### Given instruction
Return the whole listing, line for line, without the pictures in it.
• • •
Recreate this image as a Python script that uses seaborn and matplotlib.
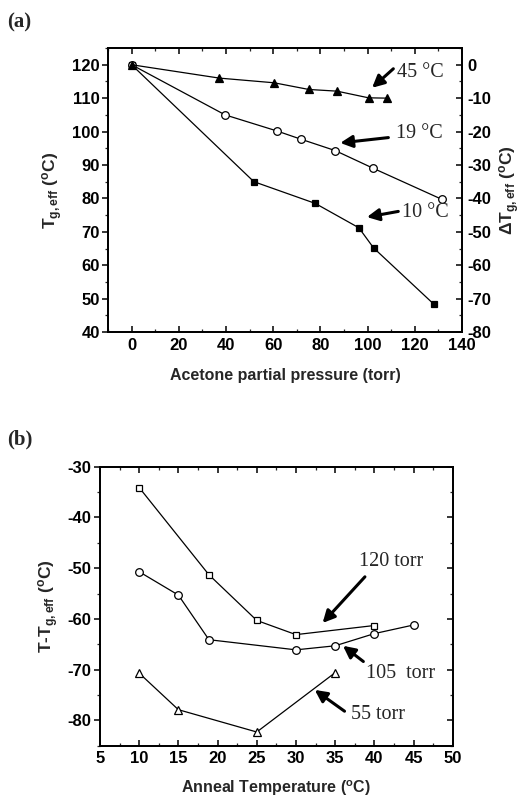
import matplotlib
matplotlib.use("Agg")
import matplotlib.pyplot as plt
from matplotlib.ticker import MultipleLocator, NullFormatter
import seaborn as sns
import pandas as pd

# ---- Panel (a) data ----
p10 = [0, 51.8, 77.8, 96.3, 102.5, 128.1]
t10 = [120, 85.0, 78.5, 71.2, 65.2, 48.3]
p19 = [0, 39.6, 61.5, 71.8, 86.3, 102.4, 131.5]
t19 = [120, 105.0, 100.2, 97.7, 94.3, 89.0, 79.7]
p45 = [0, 37.2, 60.4, 75.1, 87.0, 100.4, 108.4]
t45 = [120, 116.0, 114.6, 112.6, 112.1, 110.1, 110.0]

# ---- Panel (b) data ----
a120 = [10, 18.9, 25, 30, 40]
d120 = [-34.1, -51.3, -60.3, -63.1, -61.3]
a105 = [10, 15, 18.9, 30, 35, 40, 45]
d105 = [-50.7, -55.3, -64.1, -66.1, -65.3, -62.9, -61.2]
a55 = [10, 15, 25, 35]
d55 = [-70.7, -77.9, -82.3, -70.6]

sns.set_theme(style="ticks")
plt.rcParams['font.family'] = ['Liberation Sans', 'DejaVu Sans']
plt.rcParams['font.weight'] = 'bold'
plt.rcParams['axes.labelweight'] = 'bold'
plt.rcParams['axes.unicode_minus'] = False
plt.rcParams['mathtext.fontset'] = 'custom'
plt.rcParams['mathtext.rm'] = 'Liberation Sans:bold'
plt.rcParams['mathtext.it'] = 'Liberation Sans:bold'
plt.rcParams['mathtext.bf'] = 'Liberation Sans:bold'

fig = plt.figure(figsize=(5.23, 8.02), dpi=100)
axa = fig.add_axes([0.2065, 0.586, 0.6769, 0.3541])
axb = fig.add_axes([0.1912, 0.0702, 0.6744, 0.3478])

lw = 0.9
def draw(ax, x, y, marker, filled, ms):
    df = pd.DataFrame({"x": x, "y": y})
    sns.lineplot(data=df, x="x", y="y", ax=ax, sort=False, estimator=None,
                 color="black", lw=lw, marker=marker, markersize=ms,
                 markerfacecolor="black" if filled else "white",
                 markeredgecolor="black", markeredgewidth=0.9)

draw(axa, p10, t10, "s", True, 5)
draw(axa, p19, t19, "o", False, 5.5)
draw(axa, p45, t45, "^", True, 6)

axa.set_xlim(-10, 140)
axa.set_ylim(40, 125)
axa.xaxis.set_major_locator(MultipleLocator(20))
axa.xaxis.set_minor_locator(MultipleLocator(10))
axa.yaxis.set_major_locator(MultipleLocator(10))
axa.yaxis.set_minor_locator(MultipleLocator(5))
axa.set_xlabel("Acetone partial pressure (torr)", fontsize=11.5, labelpad=11)
axa.set_ylabel(r"T$_{\mathregular{g,eff}}$ ($^{\mathregular{o}}$C)", fontsize=12.5, labelpad=5)

axr = axa.twinx()
axr.set_position(axa.get_position())
axr.set_ylim(40 - 120, 125 - 120)
axr.yaxis.set_major_locator(MultipleLocator(10))
axr.yaxis.set_minor_locator(MultipleLocator(5))
axr.set_ylabel(r"$\Delta$T$_{\mathregular{g,eff}}$ ($^{\mathregular{o}}$C)", fontsize=12.5, labelpad=4)

axb2 = axb.twinx()
axb2.set_position(axb.get_position())
axb2.set_ylim(-85, -30)
axb2.yaxis.set_major_locator(MultipleLocator(10))
axb2.yaxis.set_minor_locator(MultipleLocator(5))
axb2.yaxis.set_major_formatter(NullFormatter())

for ax in (axa, axb, axr, axb2):
    for s in ax.spines.values():
        s.set_linewidth(1.3)
        s.set_color("black")
    ax.tick_params(which="major", length=4, width=1.1, labelsize=12, colors="black", pad=2)
    ax.tick_params(which="minor", length=2.5, width=0.9)

for ax in (axa, axb):
    ax.tick_params(axis="x", which="both", direction="in", top=True, bottom=True)
    ax.tick_params(axis="x", which="major", pad=4)
    ax.tick_params(axis="y", which="both", direction="out", left=True, right=False)
for ax in (axr, axb2):
    ax.tick_params(axis="y", which="both", direction="in")
    ax.tick_params(axis="y", which="major", pad=4)

serif = ['Liberation Serif', 'DejaVu Serif']
arrow = dict(arrowstyle="-|>,head_length=0.6,head_width=0.3", color="black", lw=2.2, shrinkA=0, shrinkB=0)

axa.annotate("", xy=(101.9, 113.1), xytext=(110.9, 118.8), arrowprops=arrow)
axa.text(122.3, 117.6, "45 \u00b0C", family=serif, fontweight="normal", fontsize=14.5, ha="center", va="center")
axa.annotate("", xy=(88.4, 96.6), xytext=(108.8, 98.2), arrowprops=arrow)
axa.text(122.1, 99.4, "19 \u00b0C", family=serif, fontweight="normal", fontsize=14.5, ha="center", va="center")
axa.annotate("", xy=(99.7, 74.4), xytext=(113.0, 76.1), arrowprops=arrow)
axa.text(124.4, 75.8, "10 \u00b0C", family=serif, fontweight="normal", fontsize=14.5, ha="center", va="center")

# ---- Panel (b) ----
draw(axb, a120, d120, "s", False, 5)
draw(axb, a105, d105, "o", False, 5.5)
draw(axb, a55, d55, "^", False, 6)

axb.set_xlim(5, 50)
axb.set_ylim(-85, -30)
axb.xaxis.set_major_locator(MultipleLocator(5))
axb.xaxis.set_minor_locator(MultipleLocator(2.5))
axb.yaxis.set_major_locator(MultipleLocator(10))
axb.yaxis.set_minor_locator(MultipleLocator(5))
axb.set_xlabel(r"Anneal Temperature ($^{\mathregular{o}}$C)", fontsize=11.5, labelpad=9)
axb.set_ylabel(r"T-T$_{\mathregular{g,eff}}$ ($^{\mathregular{o}}$C)", fontsize=12.5, labelpad=5)

axb.annotate("", xy=(33.4, -60.8), xytext=(38.8, -51.7), arrowprops=arrow)
axb.text(42.2, -48.7, "120 torr", family=serif, fontweight="normal", fontsize=14.5, ha="center", va="center")
axb.annotate("", xy=(36.0, -65.3), xytext=(38.6, -68.4), arrowprops=arrow)
axb.text(43.4, -70.8, "105  torr", family=serif, fontweight="normal", fontsize=14.5, ha="center", va="center")
axb.annotate("", xy=(32.4, -74.0), xytext=(36.2, -78.2), arrowprops=arrow)
axb.text(40.5, -78.9, "55 torr", family=serif, fontweight="normal", fontsize=14.5, ha="center", va="center")

fig.text(0.013, 0.972, "(a)", family=serif, fontsize=15, fontweight="bold", ha="left", va="center")
fig.text(0.013, 0.452, "(b)", family=serif, fontsize=15, fontweight="bold", ha="left", va="center")

fig.savefig("out.png", dpi=100, facecolor="white")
• • •
### Written answer
Recreate this image as a Python script that uses seaborn and matplotlib.
import matplotlib
matplotlib.use("Agg")
import matplotlib.pyplot as plt
from matplotlib.ticker import MultipleLocator, NullFormatter
import seaborn as sns
import pandas as pd

# ---- Panel (a) data ----
p10 = [0, 51.8, 77.8, 96.3, 102.5, 128.1]
t10 = [120, 85.0, 78.5, 71.2, 65.2, 48.3]
p19 = [0, 39.6, 61.5, 71.8, 86.3, 102.4, 131.5]
t19 = [120, 105.0, 100.2, 97.7, 94.3, 89.0, 79.7]
p45 = [0, 37.2, 60.4, 75.1, 87.0, 100.4, 108.4]
t45 = [120, 116.0, 114.6, 112.6, 112.1, 110.1, 110.0]

# ---- Panel (b) data ----
a120 = [10, 18.9, 25, 30, 40]
d120 = [-34.1, -51.3, -60.3, -63.1, -61.3]
a105 = [10, 15, 18.9, 30, 35, 40, 45]
d105 = [-50.7, -55.3, -64.1, -66.1, -65.3, -62.9, -61.2]
a55 = [10, 15, 25, 35]
d55 = [-70.7, -77.9, -82.3, -70.6]

sns.set_theme(style="ticks")
plt.rcParams['font.family'] = ['Liberation Sans', 'DejaVu Sans']
plt.rcParams['font.weight'] = 'bold'
plt.rcParams['axes.labelweight'] = 'bold'
plt.rcParams['axes.unicode_minus'] = False
plt.rcParams['mathtext.fontset'] = 'custom'
plt.rcParams['mathtext.rm'] = 'Liberation Sans:bold'
plt.rcParams['mathtext.it'] = 'Liberation Sans:bold'
plt.rcParams['mathtext.bf'] = 'Liberation Sans:bold'

fig = plt.figure(figsize=(5.23, 8.02), dpi=100)
axa = fig.add_axes([0.2065, 0.586, 0.6769, 0.3541])
axb = fig.add_axes([0.1912, 0.0702, 0.6744, 0.3478])

lw = 0.9
def draw(ax, x, y, marker, filled, ms):
    df = pd.DataFrame({"x": x, "y": y})
    sns.lineplot(data=df, x="x", y="y", ax=ax, sort=False, estimator=None,
                 color="black", lw=lw, marker=marker, markersize=ms,
                 markerfacecolor="black" if filled else "white",
                 markeredgecolor="black", markeredgewidth=0.9)

draw(axa, p10, t10, "s", True, 5)
draw(axa, p19, t19, "o", False, 5.5)
draw(axa, p45, t45, "^", True, 6)

axa.set_xlim(-10, 140)
axa.set_ylim(40, 125)
axa.xaxis.set_major_locator(MultipleLocator(20))
axa.xaxis.set_minor_locator(MultipleLocator(10))
axa.yaxis.set_major_locator(MultipleLocator(10))
axa.yaxis.set_minor_locator(MultipleLocator(5))
axa.set_xlabel("Acetone partial pressure (torr)", fontsize=11.5, labelpad=11)
axa.set_ylabel(r"T$_{\mathregular{g,eff}}$ ($^{\mathregular{o}}$C)", fontsize=12.5, labelpad=5)

axr = axa.twinx()
axr.set_position(axa.get_position())
axr.set_ylim(40 - 120, 125 - 120)
axr.yaxis.set_major_locator(MultipleLocator(10))
axr.yaxis.set_minor_locator(MultipleLocator(5))
axr.set_ylabel(r"$\Delta$T$_{\mathregular{g,eff}}$ ($^{\mathregular{o}}$C)", fontsize=12.5, labelpad=4)

axb2 = axb.twinx()
axb2.set_position(axb.get_position())
axb2.set_ylim(-85, -30)
axb2.yaxis.set_major_locator(MultipleLocator(10))
axb2.yaxis.set_minor_locator(MultipleLocator(5))
axb2.yaxis.set_major_formatter(NullFormatter())

for ax in (axa, axb, axr, axb2):
    for s in ax.spines.values():
        s.set_linewidth(1.3)
        s.set_color("black")
    ax.tick_params(which="major", length=4, width=1.1, labelsize=12, colors="black", pad=2)
    ax.tick_params(which="minor", length=2.5, width=0.9)

for ax in (axa, axb):
    ax.tick_params(axis="x", which="both", direction="in", top=True, bottom=True)
    ax.tick_params(axis="x", which="major", pad=4)
    ax.tick_params(axis="y", which="both", direction="out", left=True, right=False)
for ax in (axr, axb2):
    ax.tick_params(axis="y", which="both", direction="in")
    ax.tick_params(axis="y", which="major", pad=4)

serif = ['Liberation Serif', 'DejaVu Serif']
arrow = dict(arrowstyle="-|>,head_length=0.6,head_width=0.3", color="black", lw=2.2, shrinkA=0, shrinkB=0)

axa.annotate("", xy=(101.9, 113.1), xytext=(110.9, 118.8), arrowprops=arrow)
axa.text(122.3, 117.6, "45 \u00b0C", family=serif, fontweight="normal", fontsize=14.5, ha="center", va="center")
axa.annotate("", xy=(88.4, 96.6), xytext=(108.8, 98.2), arrowprops=arrow)
axa.text(122.1, 99.4, "19 \u00b0C", family=serif, fontweight="normal", fontsize=14.5, ha="center", va="center")
axa.annotate("", xy=(99.7, 74.4), xytext=(113.0, 76.1), arrowprops=arrow)
axa.text(124.4, 75.8, "10 \u00b0C", family=serif, fontweight="normal", fontsize=14.5, ha="center", va="center")

# ---- Panel (b) ----
draw(axb, a120, d120, "s", False, 5)
draw(axb, a105, d105, "o", False, 5.5)
draw(axb, a55, d55, "^", False, 6)

axb.set_xlim(5, 50)
axb.set_ylim(-85, -30)
axb.xaxis.set_major_locator(MultipleLocator(5))
axb.xaxis.set_minor_locator(MultipleLocator(2.5))
axb.yaxis.set_major_locator(MultipleLocator(10))
axb.yaxis.set_minor_locator(MultipleLocator(5))
axb.set_xlabel(r"Anneal Temperature ($^{\mathregular{o}}$C)", fontsize=11.5, labelpad=9)
axb.set_ylabel(r"T-T$_{\mathregular{g,eff}}$ ($^{\mathregular{o}}$C)", fontsize=12.5, labelpad=5)

axb.annotate("", xy=(33.4, -60.8), xytext=(38.8, -51.7), arrowprops=arrow)
axb.text(42.2, -48.7, "120 torr", family=serif, fontweight="normal", fontsize=14.5, ha="center", va="center")
axb.annotate("", xy=(36.0, -65.3), xytext=(38.6, -68.4), arrowprops=arrow)
axb.text(43.4, -70.8, "105  torr", family=serif, fontweight="normal", fontsize=14.5, ha="center", va="center")
axb.annotate("", xy=(32.4, -74.0), xytext=(36.2, -78.2), arrowprops=arrow)
axb.text(40.5, -78.9, "55 torr", family=serif, fontweight="normal", fontsize=14.5, ha="center", va="center")

fig.text(0.013, 0.972, "(a)", family=serif, fontsize=15, fontweight="bold", ha="left", va="center")
fig.text(0.013, 0.452, "(b)", family=serif, fontsize=15, fontweight="bold", ha="left", va="center")

fig.savefig("out.png", dpi=100, facecolor="white")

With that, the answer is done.